The agency must also consult with the National Marine Fisheries Service on potential effects, but the plan will remain in place while those actions are underway.
The controversy over the Forest Service's wild horse plan directly relates to litigation over cattle grazing in the Malheur National Forest.
Environmental groups have challenged grazing permits that allow ranchers to run cattle on allotments in the national forest.
That litigation has resulted in grazing prohibitions and curtailments due to stream bank disturbances that are considered hazardous to steelhead habitat.
However, Loren and Piper Stout of Dayville, Ore., claim the banks on their allotment were disturbed by wild horses.
Under the Forest Service's 2007 plan for the 180,000-acre area -- the Murderer's Creek Wild Horse Territory -- the agency decided to maintain the horse population at 50 to 140 animals.
A survey of horses the prior year found the population topped 400 horses.
The Stouts filed a legal complaint against the agency in 2009, alleging the agency had limited grazing activities but allowed wild horses to become overpopulated.

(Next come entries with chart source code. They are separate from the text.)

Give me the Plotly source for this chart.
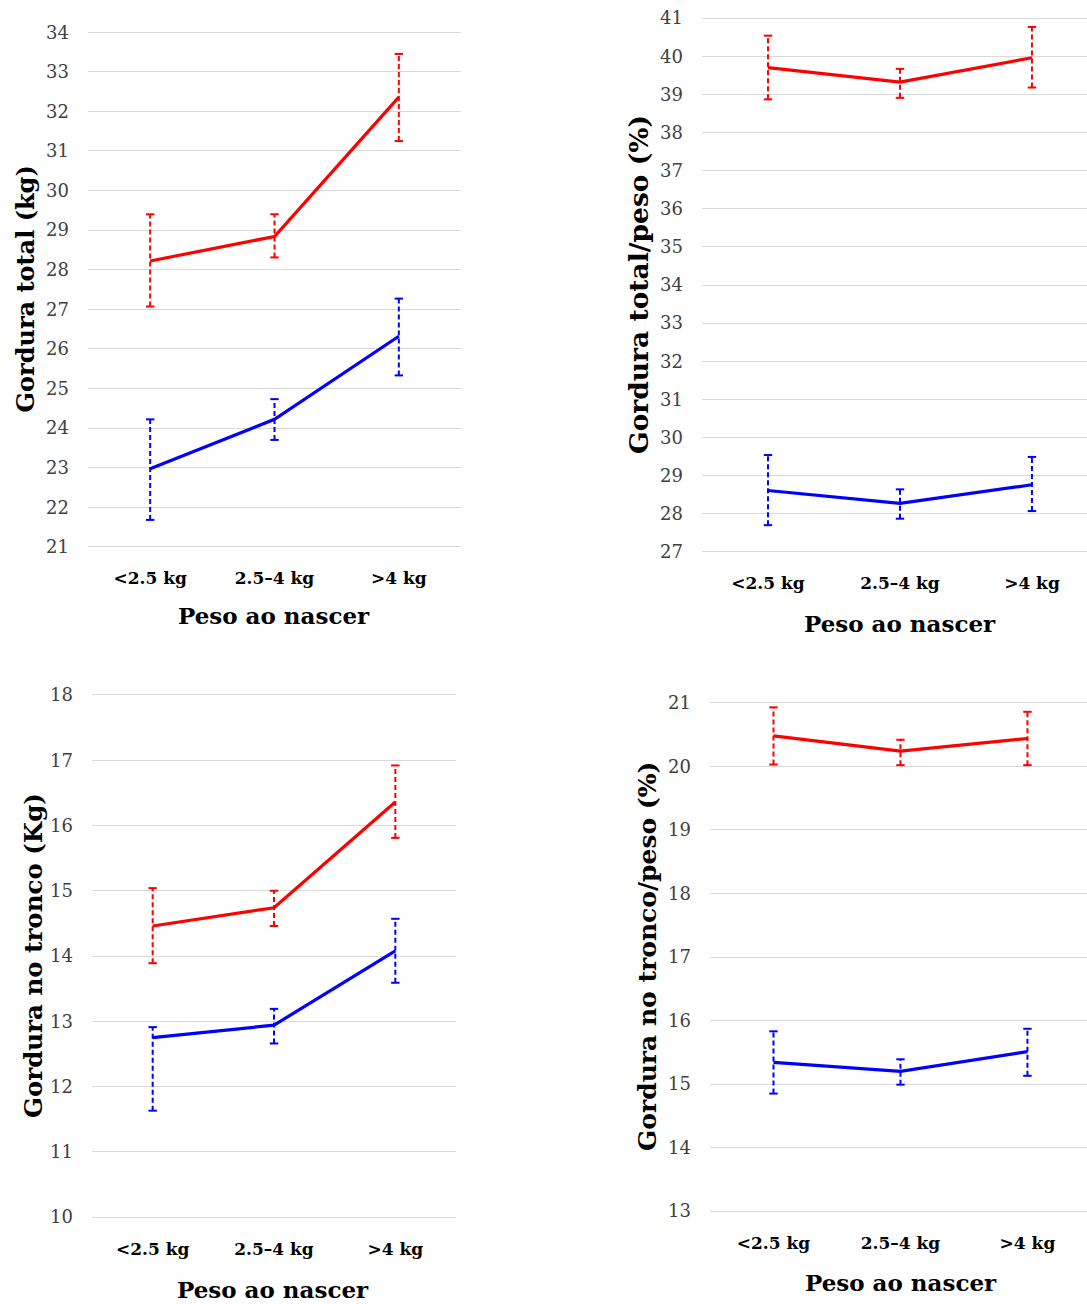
import plotly.graph_objects as go

categories = ["<2.5 kg", "2.5–4 kg", ">4 kg"]

# Panel 1: Gordura total (kg)
tot_red = [28.22, 28.84, 32.36]
tot_red_lo = [27.07, 28.31, 31.25]
tot_red_hi = [29.40, 29.40, 33.45]
tot_blue = [22.97, 24.22, 26.32]
tot_blue_lo = [21.68, 23.70, 25.33]
tot_blue_hi = [24.22, 24.73, 27.27]

# Panel 2: Gordura total/peso (%)
pct_red = [39.70, 39.32, 39.96]
pct_red_lo = [38.87, 38.91, 39.18]
pct_red_hi = [40.54, 39.67, 40.77]
pct_blue = [28.61, 28.27, 28.76]
pct_blue_lo = [27.70, 27.87, 28.07]
pct_blue_hi = [29.54, 28.64, 29.49]

# Panel 3: Gordura no tronco (Kg)
trk_red = [14.46, 14.74, 16.36]
trk_red_lo = [13.89, 14.46, 15.81]
trk_red_hi = [15.04, 15.00, 16.92]
trk_blue = [12.75, 12.94, 14.08]
trk_blue_lo = [11.63, 12.66, 13.59]
trk_blue_hi = [12.91, 13.19, 14.57]

# Panel 4: Gordura no tronco/peso (%)
tp_red = [20.48, 20.24, 20.44]
tp_red_lo = [20.03, 20.02, 20.02]
tp_red_hi = [20.93, 20.42, 20.86]
tp_blue = [15.34, 15.20, 15.51]
tp_blue_lo = [14.85, 14.99, 15.13]
tp_blue_hi = [15.83, 15.39, 15.87]

y_titles = ["Gordura total (kg)", "Gordura total/peso (%)",
            "Gordura no tronco (Kg)", "Gordura no tronco/peso (%)"]
x_title = "Peso ao nascer"

W, H = 1087, 1304
RED = "#FF0000"
BLUE = "#0000FF"
SERIF = "DejaVu Serif"

panels = [
    dict(series=[(tot_red, tot_red_lo, tot_red_hi, RED), (tot_blue, tot_blue_lo, tot_blue_hi, BLUE)],
         px=(88, 461), py=(31, 548), yr=(21, 34), xr=(-0.5, 2.5),
         ytx=25, yts=24, xtc=(274, 615)),
    dict(series=[(pct_red, pct_red_lo, pct_red_hi, RED), (pct_blue, pct_blue_lo, pct_blue_hi, BLUE)],
         px=(702, 1087), py=(17, 553), yr=(27, 41), xr=(-0.5, 2.417),
         ytx=638, yts=26.5, xtc=(900, 623)),
    dict(series=[(trk_red, trk_red_lo, trk_red_hi, RED), (trk_blue, trk_blue_lo, trk_blue_hi, BLUE)],
         px=(92, 456), py=(693, 1219), yr=(10, 18), xr=(-0.5, 2.5),
         ytx=33, yts=24.5, xtc=(273, 1289)),
    dict(series=[(tp_red, tp_red_lo, tp_red_hi, RED), (tp_blue, tp_blue_lo, tp_blue_hi, BLUE)],
         px=(710, 1087), py=(701, 1213), yr=(13, 21), xr=(-0.5, 2.469),
         ytx=647, yts=25, xtc=(901, 1282)),
]

fig = go.Figure()
annotations = []
for i, p in enumerate(panels):
    n = "" if i == 0 else str(i + 1)
    xa, ya = "x" + n, "y" + n
    for vals, lo, hi, col in p["series"]:
        ex, ey = [], []
        for c, l, h in zip(categories, lo, hi):
            ex += [c, c, None]
            ey += [l, h, None]
        fig.add_trace(go.Scatter(x=ex, y=ey, mode="lines", xaxis=xa, yaxis=ya,
                                 line=dict(color=col, width=2, dash="5px,3px"),
                                 hoverinfo="skip", showlegend=False))
        fig.add_trace(go.Scatter(x=categories + categories, y=list(lo) + list(hi), mode="markers",
                                 xaxis=xa, yaxis=ya,
                                 marker=dict(symbol="line-ew-open", size=6, color=col,
                                             line=dict(color=col, width=2)),
                                 hoverinfo="skip", showlegend=False))
        fig.add_trace(go.Scatter(x=categories, y=vals, mode="lines", xaxis=xa, yaxis=ya,
                                 line=dict(color=col, width=3.2), showlegend=False))
    x0, x1 = p["px"]
    y0, y1 = p["py"]
    eps = 0.03
    fig.layout["xaxis" + n] = dict(
        domain=[x0 / W, x1 / W], anchor=ya, type="category",
        categoryorder="array", categoryarray=categories,
        range=list(p["xr"]), showgrid=False, zeroline=False, showline=False,
        ticks="", ticklabelstandoff=18, automargin=False,
        tickfont=dict(family=SERIF, size=17, color="#000000", weight="bold"))
    fig.layout["yaxis" + n] = dict(
        domain=[1 - y1 / H, 1 - y0 / H], anchor=xa,
        range=[p["yr"][0] - eps, p["yr"][1] + eps], dtick=1,
        showgrid=True, gridcolor="#D9D9D9", gridwidth=1.3, automargin=False,
        zeroline=False, showline=False, ticks="", ticklabelstandoff=18,
        tickfont=dict(family=SERIF, size=18, color="#404040"))
    annotations.append(dict(text=y_titles[i], xref="paper", yref="paper",
                            x=p["ytx"] / W, y=1 - ((y0 + y1) / 2) / H,
                            xanchor="center", yanchor="middle", textangle=-90, showarrow=False,
                            font=dict(family=SERIF, size=p["yts"], color="#000000", weight="bold")))
    annotations.append(dict(text=x_title, xref="paper", yref="paper",
                            x=p["xtc"][0] / W, y=1 - p["xtc"][1] / H,
                            xanchor="center", yanchor="middle", showarrow=False,
                            font=dict(family=SERIF, size=23, color="#000000", weight="bold")))

fig.update_layout(width=W, height=H, margin=dict(l=0, r=0, t=0, b=0, autoexpand=False),
                  paper_bgcolor="white", plot_bgcolor="white",
                  annotations=annotations, showlegend=False)

fig.write_html("out.html", config={"displayModeBar": False},
               post_script="document.body.style.margin='0';")
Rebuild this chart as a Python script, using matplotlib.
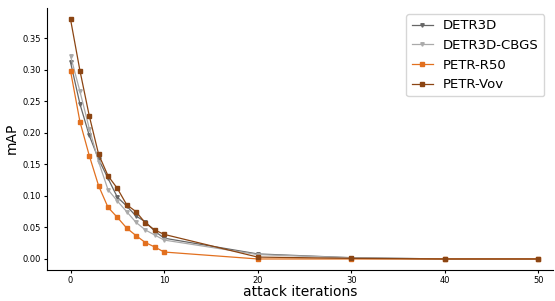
import matplotlib
matplotlib.use("Agg")
import matplotlib.pyplot as plt

iters = [0, 1, 2, 3, 4, 5, 6, 7, 8, 9, 10, 20, 30, 40, 50]
detr3d = [0.312, 0.246, 0.196, 0.158, 0.128, 0.098, 0.084, 0.068, 0.059, 0.044, 0.033, 0.008, 0.002, 0.0, 0.0]
detr3d_cbgs = [0.322, 0.266, 0.207, 0.154, 0.110, 0.092, 0.075, 0.058, 0.046, 0.038, 0.030, 0.007, 0.002, 0.0, 0.0]
petr_r50 = [0.298, 0.218, 0.164, 0.116, 0.082, 0.066, 0.049, 0.037, 0.026, 0.019, 0.011, 0.0, 0.0, 0.0, 0.0]
petr_vov = [0.380, 0.299, 0.227, 0.166, 0.132, 0.112, 0.086, 0.075, 0.057, 0.046, 0.039, 0.003, 0.001, 0.0, 0.0]

fig = plt.figure(figsize=(5.55, 3.01), dpi=100)
ax = fig.add_axes([0.085, 0.103, 0.912, 0.872])

ax.plot(iters, detr3d, color="#666666", marker="v", markersize=2.5, linewidth=0.9, label="DETR3D")
ax.plot(iters, detr3d_cbgs, color="#aaaaaa", marker="v", markersize=2.5, linewidth=0.9, label="DETR3D-CBGS")
ax.plot(iters, petr_r50, color="#e2701f", marker="s", markersize=2.4, linewidth=0.9, label="PETR-R50")
ax.plot(iters, petr_vov, color="#8b4513", marker="s", markersize=2.4, linewidth=0.9, label="PETR-Vov")

ax.spines["top"].set_visible(False)
ax.spines["right"].set_visible(False)
ax.set_xticks([0, 10, 20, 30, 40, 50])
ax.set_yticks([0.0, 0.05, 0.10, 0.15, 0.20, 0.25, 0.30, 0.35])
ax.tick_params(labelsize=6, length=2.5, pad=2)
ax.set_xlim(-2.5, 51.6)
ax.set_ylim(-0.0175, 0.399)
ax.set_xlabel("attack iterations", fontsize=10, labelpad=0)
ax.set_ylabel("mAP", fontsize=10, labelpad=3)
ax.legend(fontsize=9.5, loc="upper right", bbox_to_anchor=(0.995, 1.0), handlelength=1.6)

fig.savefig("out.png", dpi=100)
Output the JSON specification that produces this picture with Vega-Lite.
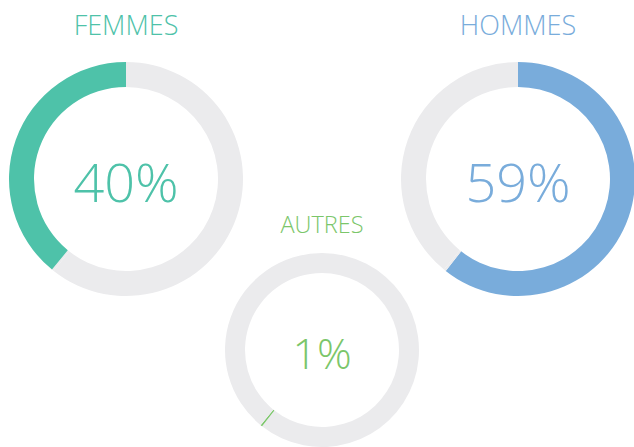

"It is imperative that the federal agencies at issue here consider ungulates (hoofed mammals) other than livestock that graze in the same space as livestock, but for the whole year round, and their impacts on listed fish species," the ranchers said in a court document.
The Forest Service claimed the Stouts lacked legal standing to challenge the wild horse management plan.
The plan isn't a final agency action that can be reviewed by a court, and even if it was, any potential revisions couldn't redress the injury suffered by ranchers, according to the agency.
Haggerty disagreed, ruling that the plan could be changed to the benefit of ranchers by imposing a "more aggressive gathering schedule" of wild horses, for example.
The plan also constitutes a final agency action because "it sets specific management protocols for wild horses, and describes when, why, and in what order of priority any excess horses shall be removed from the territory," he said.